Strategies are set out for enhancing children and family services and sets key priorities for social services, education, health and other partners in order to improve services for children at risk and families in most need, particularly those living in more socially disadvantaged, culturally and ethnically diverse communities. It also builds on measures of success in working together with parents and children to agree plans and partnerships which produce real results. The objectives link closely with those set out in the Green Paper “Every Child Matters”.
Children’s Trust policies will be a key vehicle in delivering local strategy, working closely with partners to ensure objectives are achieved.
The five key objectives of the strategy for consideration are: Protecting children from emotional, physical and sexual abuse and neglect; Promoting health and well being, ensuring healthy lifestyles, development of positive social skills and emotional resilience; Supporting achievement and enjoyment, development of skills and knowledge to enjoy childhood and facilitate social inclusion; Enabling participation and supporting responsible behaviour in the local community, economy, and services; Valuing diversity and confronting discrimination in relation to ethnicity, cultural background and ability/disability.
Preventative actions are seen as significant to improving the outcomes for children. The local councils and its partners are committed to redirecting resources to provide additional support for families and communities. It is recognised that cross linkages at the level of program planning and implementation and service delivery, will be vital to their effectiveness. A useful strategy adopts partnership building as its focus.
It recognises that there are practical things that government, families and communities can do, working together, to minimise risk for children and build resilience.
No government agency or non-governmental organisation, alone, can achieve outcomes for children and families, especially those with complex needs e.g. drug abuse, teenage pregnancy and parental risk factors such as depression. Consequently, there is a clear need to develop improved responses to children and to work with the community and the youth sector to develop a network that can better plan and deliver services (Home Office, 1998 pp. 2-3).
One could assume that early intervention services (National Health Services, Schools, Communities and Welfare Services) have the greatest impact when they are provided as part of a coordinated network. By facilitating integrated service responses, such as improved national and local case management arrangements, fewer children and their families will face acute problems. Proposals of increasing the range of recreational and developmental opportunities available in a given community also form an important element of a holistic response to the needs of children, young people and families in general.
The types of programs developed to address local needs will depend on existing programs and community strengths, what young people and their families want in their community e.g. home based help, care and support initiatives, information and support services and how services and others join together to make decisions and take action. A particular issue for local level planning is the increasing number of young people with multiple problems for instance, who are homeless with a mental health problem and a substance misuse problem, which are not able to obtain the help they need. Better coordination between local-level services providers and improvements to the service infrastructure in communities represents a sound starting-point for addressing these issues.
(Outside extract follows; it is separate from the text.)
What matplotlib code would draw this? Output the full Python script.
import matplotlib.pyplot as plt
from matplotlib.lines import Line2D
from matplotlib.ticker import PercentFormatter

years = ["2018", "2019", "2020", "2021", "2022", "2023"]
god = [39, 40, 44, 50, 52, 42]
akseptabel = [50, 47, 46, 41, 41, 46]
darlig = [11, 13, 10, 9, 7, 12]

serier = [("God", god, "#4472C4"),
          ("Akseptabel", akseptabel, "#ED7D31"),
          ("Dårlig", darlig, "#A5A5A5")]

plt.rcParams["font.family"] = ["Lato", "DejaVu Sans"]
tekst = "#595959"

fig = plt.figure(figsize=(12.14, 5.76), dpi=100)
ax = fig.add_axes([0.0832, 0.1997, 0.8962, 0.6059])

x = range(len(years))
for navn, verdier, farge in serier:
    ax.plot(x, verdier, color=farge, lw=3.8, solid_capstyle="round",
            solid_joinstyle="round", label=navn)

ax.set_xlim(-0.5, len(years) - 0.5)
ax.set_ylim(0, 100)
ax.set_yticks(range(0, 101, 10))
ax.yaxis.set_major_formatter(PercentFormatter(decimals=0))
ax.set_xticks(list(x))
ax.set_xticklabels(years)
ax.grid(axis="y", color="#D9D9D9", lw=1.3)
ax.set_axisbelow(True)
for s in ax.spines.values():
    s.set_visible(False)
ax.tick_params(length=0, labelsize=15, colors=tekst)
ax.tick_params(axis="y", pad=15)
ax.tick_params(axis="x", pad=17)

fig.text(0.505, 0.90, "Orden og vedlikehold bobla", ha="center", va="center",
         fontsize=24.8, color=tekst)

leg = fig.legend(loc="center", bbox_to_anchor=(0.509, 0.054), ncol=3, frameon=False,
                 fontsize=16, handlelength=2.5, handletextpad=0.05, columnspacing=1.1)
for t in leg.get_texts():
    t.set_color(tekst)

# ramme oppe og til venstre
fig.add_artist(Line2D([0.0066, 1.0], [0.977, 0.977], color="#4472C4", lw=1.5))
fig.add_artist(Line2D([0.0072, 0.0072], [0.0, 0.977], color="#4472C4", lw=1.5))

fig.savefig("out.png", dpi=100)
During the past 25 years, a number of researchers have completed longitudinal developmental studies of large groups of children growing up in community settings (Christchurch longitude study; Fergusson & Lynskey, 1996). Within these groups of children, many characteristics of the children and families were examined, and the life course of the child was charted into adulthood. These large studies contained hundreds of children with outcomes varying from successful to extremely poor. In looking at the characteristics of children with different outcomes, the researchers (Bowlby, J. 1951) have identified consistent risk factors which are often associated with the development of negative outcomes, such as school failure, psychiatric illness, multiple hospitalisation, criminal involvement, vocational instability, and poor social relationships later in life.
The risk factors repeatedly identified are Child; fetal drug/alcohol abuse, delinquency, academic failure, substance abuse, repeated aggression, medical disorders. Family Characteristics; Poverty, large family 4 or more children, parents with mental disorders, parent with criminality, parent with substance abuse. Family/experimental; Teenage pregnancies, poor infant attachment to mother, witness to extreme violence, sustained neglect, separation/divorce, single parent, sexual/physical abuse, the list continues far beyond these few named.
Risk factors do not invariably lead to problems in the lives of children, but rather increase the probability that such problems will arise. Interestingly the studies show that it is less significant which risk factors are present, but how many are present in life of a child. This suggests that when these risk factors accumulate in the life of a child, there is a tendency towards the whole range of negative outcomes, regardless of which specific risk factors are operative. It follows that the damaging effects of multiple risk factors apply across gender, race, culture and disability category. This is supported by studies in a variety of socioeconomic and demographic populations.
These survivors of risk are marked resilient children. In studying resilient children and their families, researchers are beginning to identify important features which seem to confer protection against the poor outcomes usually associated with living with many risk factors. These so called protective factors protect no matter what the child’s diagnosis, disability, or experiential risks. Studies also show that the greater the number of risk factors a child possesses the greater number of protective factors he or she needs to promote a positive outcome. Specific protective factors have been repeatedly identified by different studies of resilient children.
Phelps (1988) noted that protective factors seem to fall into three general categories: The quality of the child e.g. temperament, hopes and aspirations, education; Family characteristics such as secure mother/child attachment, relationship was parents, family life routine; Social support from outside agencies to consider support from school/church; support from parents employers; support from mentor for child /family.